Marine unexploded ordnance (UXO) is a significant environmental contaminant, particularly in shallow waters where it may intersect with the public. Effective remediation requires assessment at a minimum, and in many cases either removal or neutralization. In all but the shallowest waters, this requires intervention by divers trained in UXO remediation, a dangerous task requiring specialized training and extraordinary precautions.

Over the preceding half-century, the need to perform inspection and maintenance in the deep ocean, driven largely by the needs of the energy industries, has resulted in sophisticated tele-operated robotic systems designed for operation at pressures inhospitable to human life. Such remotely-operated vehicles frequently feature high-degree-of-freedom arms to perform manipulation tasks under remote control by an operator on the surface. Such technologies originating in subsea intervention could be adapted to perform remote remediation of UXO, reducing the risk to divers. However, despite the critical role such tele-operated manipulators play in maintaining critical deep ocean infrastructure, they are technologically relatively simple, with constrained sensory capabilities and limited manual dexterity. These challenges are highly relevant to teleoperated UXO remediation where precise handling is essential for safe handling of the UXO. However, advances in user-assistive robotic control motivated by the demands of work in the deep ocean can also improve the efficiency and effectiveness of tele-operated manipulation for UXO remediation.

This project incorporates three research elements. First is the construction of a testing platform which incorporates a commercial off-the-shelf subsea manipulator, appropriate sensors and a workspace for placing test objects.
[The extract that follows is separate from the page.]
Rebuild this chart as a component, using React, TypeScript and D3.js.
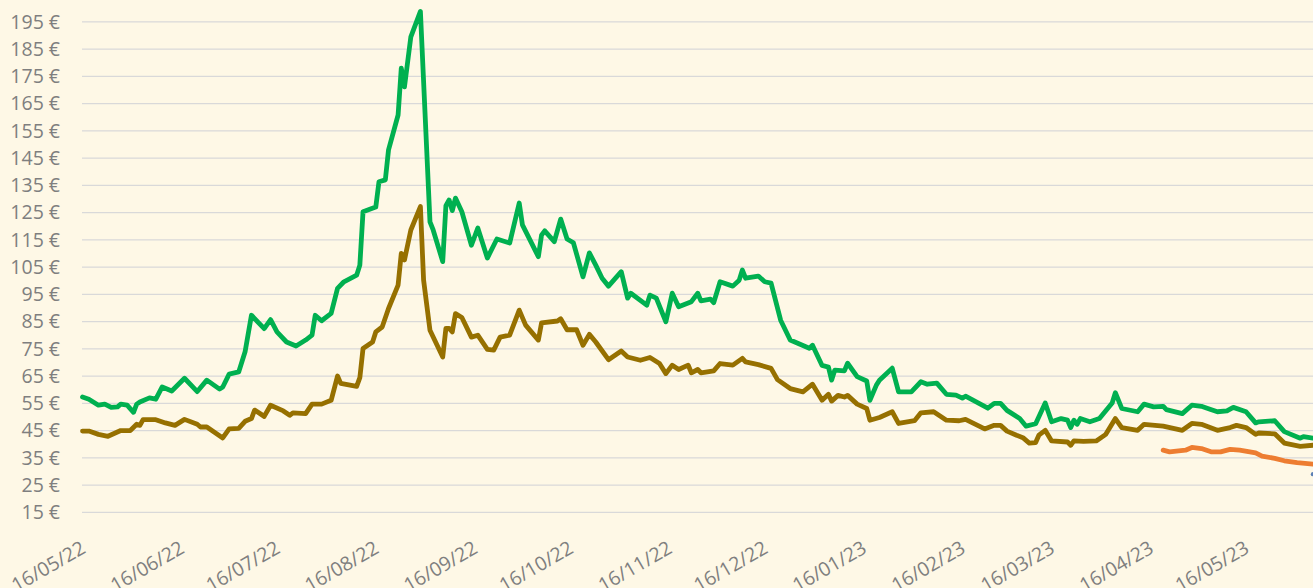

This test system is scaled to allow operation in the University of Washington School of Oceanography test tank as well as installation on two vessels at University of Washington Applied Physics Laboratory for testing in local waters. The second element, headed by Olis Robotics, concerns the development of software tools for visualizing and planning grasp maneuvers before execution, allowing delicate grasps to be planned in advance based on observed knowledge of the object in context rather than being planned in real-time by an operator. The third element, driven by the University of Washington School of Electrical and Computer Engineering, concerns the use of virtual reality in planning and visualizing grasping maneuvers.

The test system was constructed and deployed to the School of Oceanography test tank in the fall of 2018. This allowed completion of a full semi-autonomous grasp cycle, including collection of a 3D point cloud of the UXO in the test workspace using a subsea laser scanner, handoff to of that point cloud to the Olis control software, planning of an ideal grasp, then semi-automated execution of the grasp, allowing a controlled grasp of a UXO stand-in.

Once matured, robotic manipulation offers a compelling alternative to human divers for all forms of UXO handling, including removal as well as preparation for destruction-in-place. As shown within this project, integrating robotic perception and control allows more precise, more efficient manipulator control under human operation. It is also a necessary prerequisite for future, more autonomous control in which robotic intelligence might perform elements of UXO remediation under human oversight but without direct human control.